[THE PROBLEM] Starting at the first line of the data, please print exactly those lines through the one that holds "iterations = list(range(0, 1000, 10))", omitting every picture.

[MATERIAL]
***

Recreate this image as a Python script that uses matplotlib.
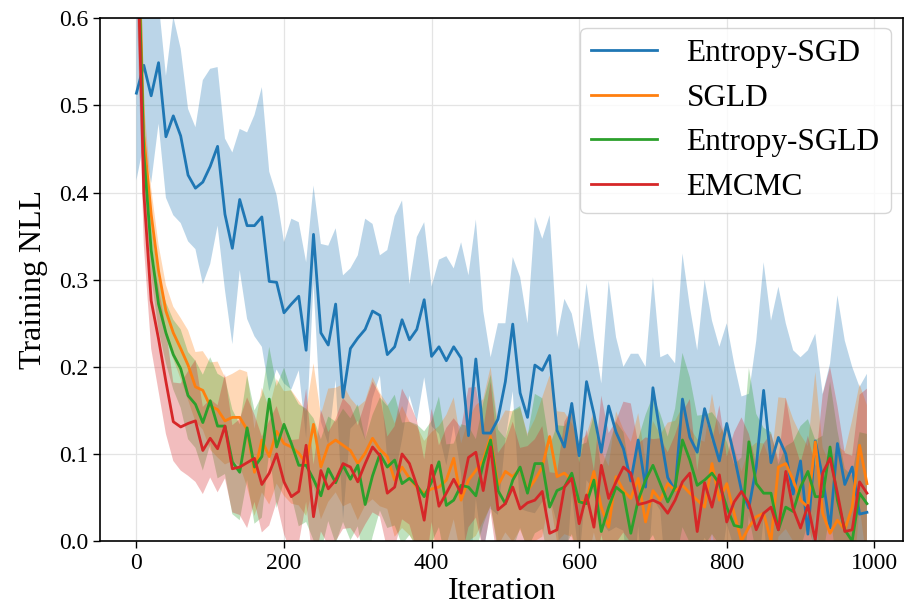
import numpy as np
import matplotlib
matplotlib.use("Agg")
import matplotlib.pyplot as plt

plt.rcParams['font.family'] = ['Liberation Serif', 'DejaVu Serif']
plt.rcParams['mathtext.fontset'] = 'stix'

iterations = list(range(0, 1000, 10))

labels = ["Entropy-SGD", "SGLD", "Entropy-SGLD", "EMCMC"]
colors = ["#1f77b4", "#ff7f0e", "#2ca02c", "#d62728"]

entropy_sgd_mean = [
    0.514, 0.546, 0.511, 0.549, 0.464, 0.488, 0.465, 0.420, 0.405, 0.412,
    0.430, 0.453, 0.375, 0.336, 0.392, 0.362, 0.362, 0.372, 0.298, 0.297,
    0.262, 0.272, 0.281, 0.219, 0.352, 0.239, 0.225, 0.272, 0.165, 0.221,
    0.233, 0.243, 0.264, 0.259, 0.214, 0.223, 0.254, 0.231, 0.243, 0.277,
    0.212, 0.223, 0.207, 0.223, 0.210, 0.121, 0.209, 0.124, 0.124, 0.140,
    0.183, 0.249, 0.170, 0.142, 0.202, 0.196, 0.213, 0.127, 0.108, 0.158,
    0.098, 0.183, 0.146, 0.102, 0.155, 0.125, 0.106, 0.069, 0.116, 0.062,
    0.176, 0.123, 0.073, 0.058, 0.163, 0.119, 0.102, 0.152, 0.121, 0.092,
    0.135, 0.098, 0.058, 0.038, 0.085, 0.173, 0.090, 0.119, 0.100, 0.054,
    0.092, 0.008, 0.115, 0.073, 0.015, 0.112, 0.065, 0.085, 0.031, 0.033,
]
entropy_sgd_std = [
    0.100, 0.090, 0.100, 0.070, 0.070, 0.114, 0.100, 0.076, 0.070, 0.117,
    0.112, 0.091, 0.087, 0.110, 0.081, 0.107, 0.127, 0.149, 0.126, 0.100,
    0.081, 0.098, 0.085, 0.101, 0.056, 0.102, 0.114, 0.087, 0.140, 0.092,
    0.095, 0.127, 0.100, 0.069, 0.120, 0.150, 0.137, 0.064, 0.106, 0.089,
    0.080, 0.100, 0.120, 0.090, 0.133, 0.184, 0.160, 0.140, 0.087, 0.110,
    0.067, 0.077, 0.133, 0.108, 0.170, 0.151, 0.161, 0.107, 0.170, 0.103,
    0.121, 0.113, 0.088, 0.079, 0.144, 0.109, 0.094, 0.146, 0.099, 0.138,
    0.127, 0.088, 0.142, 0.146, 0.167, 0.150, 0.117, 0.148, 0.132, 0.131,
    0.115, 0.106, 0.108, 0.131, 0.145, 0.147, 0.163, 0.173, 0.150, 0.165,
    0.119, 0.211, 0.123, 0.096, 0.189, 0.170, 0.165, 0.115, 0.146, 0.159,
]

sgld_mean = [
    0.780, 0.465, 0.375, 0.310, 0.264, 0.239, 0.221, 0.202, 0.177, 0.173,
    0.155, 0.151, 0.138, 0.142, 0.142, 0.128, 0.079, 0.116, 0.097, 0.126,
    0.112, 0.108, 0.101, 0.089, 0.134, 0.085, 0.110, 0.116, 0.110, 0.104,
    0.089, 0.101, 0.118, 0.105, 0.097, 0.070, 0.085, 0.072, 0.062, 0.055,
    0.060, 0.062, 0.070, 0.095, 0.047, 0.070, 0.081, 0.093, 0.120, 0.064,
    0.080, 0.074, 0.083, 0.058, 0.070, 0.085, 0.120, 0.074, 0.078, 0.070,
    0.044, 0.047, 0.080, 0.039, 0.016, 0.074, 0.058, 0.049, 0.072, 0.022,
    0.058, 0.047, 0.066, 0.058, 0.064, 0.055, 0.047, 0.039, 0.089, 0.047,
    0.066, 0.032, 0.000, 0.016, 0.028, 0.032, 0.000, 0.085, 0.089, 0.070,
    0.047, 0.039, 0.114, 0.032, 0.009, 0.024, 0.013, 0.039, 0.110, 0.066,
]
sgld_std = [
    0.100, 0.040, 0.030, 0.030, 0.030, 0.030, 0.035, 0.040, 0.040, 0.045,
    0.050, 0.055, 0.050, 0.050, 0.055, 0.066, 0.050, 0.060, 0.055, 0.060,
    0.060, 0.065, 0.060, 0.060, 0.070, 0.060, 0.065, 0.060, 0.070, 0.060,
    0.065, 0.060, 0.070, 0.065, 0.060, 0.065, 0.070, 0.065, 0.070, 0.060,
    0.065, 0.070, 0.075, 0.070, 0.065, 0.070, 0.075, 0.070, 0.080, 0.070,
    0.070, 0.075, 0.070, 0.065, 0.070, 0.080, 0.070, 0.075, 0.070, 0.065,
    0.070, 0.075, 0.070, 0.065, 0.070, 0.075, 0.070, 0.065, 0.075, 0.070,
    0.080, 0.075, 0.070, 0.080, 0.090, 0.075, 0.070, 0.075, 0.080, 0.075,
    0.070, 0.075, 0.080, 0.090, 0.085, 0.080, 0.090, 0.080, 0.075, 0.070,
    0.075, 0.070, 0.080, 0.075, 0.080, 0.085, 0.090, 0.100, 0.070, 0.090,
]

entropy_sgld_mean = [
    0.750, 0.445, 0.334, 0.272, 0.239, 0.214, 0.198, 0.167, 0.157, 0.136,
    0.161, 0.132, 0.132, 0.091, 0.079, 0.130, 0.085, 0.097, 0.163, 0.108,
    0.134, 0.112, 0.087, 0.087, 0.071, 0.052, 0.083, 0.067, 0.087, 0.071,
    0.087, 0.042, 0.075, 0.100, 0.085, 0.093, 0.066, 0.072, 0.064, 0.051,
    0.068, 0.091, 0.041, 0.047, 0.064, 0.062, 0.052, 0.089, 0.116, 0.058,
    0.043, 0.070, 0.085, 0.055, 0.089, 0.089, 0.039, 0.058, 0.062, 0.078,
    0.045, 0.043, 0.070, 0.011, 0.039, 0.062, 0.055, 0.009, 0.047, 0.070,
    0.087, 0.066, 0.045, 0.062, 0.116, 0.093, 0.064, 0.070, 0.078, 0.066,
    0.039, 0.018, 0.016, 0.114, 0.066, 0.055, 0.055, 0.013, 0.039, 0.034,
    0.062, 0.080, 0.051, 0.051, 0.108, 0.047, 0.013, 0.000, 0.055, 0.043,
]
entropy_sgld_std = [
    0.100, 0.040, 0.030, 0.030, 0.035, 0.040, 0.045, 0.050, 0.050, 0.055,
    0.050, 0.060, 0.055, 0.060, 0.055, 0.060, 0.065, 0.070, 0.060, 0.070,
    0.065, 0.060, 0.070, 0.065, 0.070, 0.065, 0.060, 0.070, 0.065, 0.070,
    0.070, 0.075, 0.070, 0.065, 0.070, 0.075, 0.070, 0.065, 0.070, 0.075,
    0.070, 0.075, 0.070, 0.065, 0.070, 0.070, 0.065, 0.070, 0.075, 0.070,
    0.075, 0.080, 0.070, 0.065, 0.080, 0.075, 0.070, 0.075, 0.070, 0.070,
    0.065, 0.070, 0.075, 0.070, 0.070, 0.075, 0.070, 0.065, 0.070, 0.075,
    0.080, 0.080, 0.075, 0.090, 0.100, 0.095, 0.080, 0.075, 0.070, 0.070,
    0.075, 0.070, 0.080, 0.085, 0.080, 0.075, 0.070, 0.075, 0.070, 0.080,
    0.070, 0.060, 0.065, 0.070, 0.075, 0.080, 0.070, 0.075, 0.070, 0.080,
]

emcmc_mean = [
    0.730, 0.400, 0.276, 0.232, 0.183, 0.137, 0.131, 0.135, 0.138, 0.104,
    0.118, 0.106, 0.132, 0.083, 0.085, 0.090, 0.095, 0.065, 0.078, 0.100,
    0.068, 0.051, 0.057, 0.110, 0.028, 0.081, 0.060, 0.070, 0.089, 0.085,
    0.068, 0.089, 0.108, 0.098, 0.055, 0.062, 0.100, 0.089, 0.064, 0.024,
    0.087, 0.040, 0.055, 0.071, 0.055, 0.096, 0.102, 0.058, 0.108, 0.036,
    0.043, 0.062, 0.037, 0.044, 0.047, 0.057, 0.009, 0.013, 0.062, 0.072,
    0.020, 0.053, 0.016, 0.087, 0.049, 0.068, 0.085, 0.078, 0.042, 0.044,
    0.047, 0.043, 0.032, 0.047, 0.068, 0.078, 0.011, 0.067, 0.039, 0.076,
    0.022, 0.045, 0.057, 0.043, 0.013, 0.032, 0.039, 0.013, 0.080, 0.037,
    0.015, 0.041, 0.001, 0.078, 0.095, 0.055, 0.011, 0.013, 0.068, 0.055,
]
emcmc_std = [
    0.100, 0.060, 0.055, 0.060, 0.060, 0.045, 0.050, 0.060, 0.070, 0.050,
    0.045, 0.050, 0.060, 0.050, 0.055, 0.075, 0.050, 0.055, 0.060, 0.055,
    0.060, 0.065, 0.060, 0.065, 0.060, 0.070, 0.065, 0.070, 0.075, 0.070,
    0.065, 0.070, 0.075, 0.070, 0.065, 0.070, 0.075, 0.070, 0.075, 0.070,
    0.065, 0.070, 0.075, 0.070, 0.075, 0.080, 0.075, 0.070, 0.075, 0.065,
    0.070, 0.075, 0.070, 0.065, 0.070, 0.075, 0.070, 0.065, 0.075, 0.080,
    0.070, 0.075, 0.065, 0.080, 0.075, 0.070, 0.075, 0.080, 0.070, 0.075,
    0.070, 0.075, 0.070, 0.075, 0.080, 0.085, 0.070, 0.080, 0.075, 0.080,
    0.075, 0.080, 0.085, 0.080, 0.075, 0.080, 0.085, 0.080, 0.085, 0.080,
    0.075, 0.080, 0.085, 0.090, 0.105, 0.100, 0.090, 0.085, 0.100, 0.120,
]

means = [entropy_sgd_mean, sgld_mean, entropy_sgld_mean, emcmc_mean]
stds = [entropy_sgd_std, sgld_std, entropy_sgld_std, emcmc_std]

fig = plt.figure(figsize=(9.08, 6.08), dpi=100)
ax = fig.add_axes([0.110, 0.110, 0.885, 0.860])

x = np.array(iterations)
for lab, col, m, s in zip(labels, colors, means, stds):
    m = np.array(m)
    s = np.array(s)
    ax.plot(x, m, color=col, lw=2.0, label=lab)
    ax.fill_between(x, m - s, m + s, color=col, alpha=0.3, lw=0)

ax.set_ylim(0.0, 0.6)
ax.set_xticks([0, 200, 400, 600, 800, 1000])
ax.set_yticks([0.0, 0.1, 0.2, 0.3, 0.4, 0.5, 0.6])
ax.set_yticklabels(["0.0", "0.1", "0.2", "0.3", "0.4", "0.5", "0.6"])
ax.tick_params(labelsize=17, length=5, width=1.0)
ax.grid(True, color="#e4e4e4", lw=0.9)
ax.set_axisbelow(True)
for sp in ax.spines.values():
    sp.set_linewidth(1.2)

ax.set_xlabel("Iteration", fontsize=23, labelpad=2)
ax.set_ylabel("Training NLL", fontsize=23, labelpad=8)

leg = ax.legend(loc="upper right", bbox_to_anchor=(0.984, 0.981),
                borderaxespad=0.0, fontsize=22.5, frameon=True, fancybox=True,
                borderpad=0.35, labelspacing=0.5, handlelength=2.1,
                handletextpad=0.95)
leg.get_frame().set_edgecolor("#cccccc")
leg.get_frame().set_linewidth(1.0)

fig.savefig("out.png", dpi=100)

***

[RESPONSE TO THIS EXERCISE]
Recreate this image as a Python script that uses matplotlib.
import numpy as np
import matplotlib
matplotlib.use("Agg")
import matplotlib.pyplot as plt

plt.rcParams['font.family'] = ['Liberation Serif', 'DejaVu Serif']
plt.rcParams['mathtext.fontset'] = 'stix'

iterations = list(range(0, 1000, 10))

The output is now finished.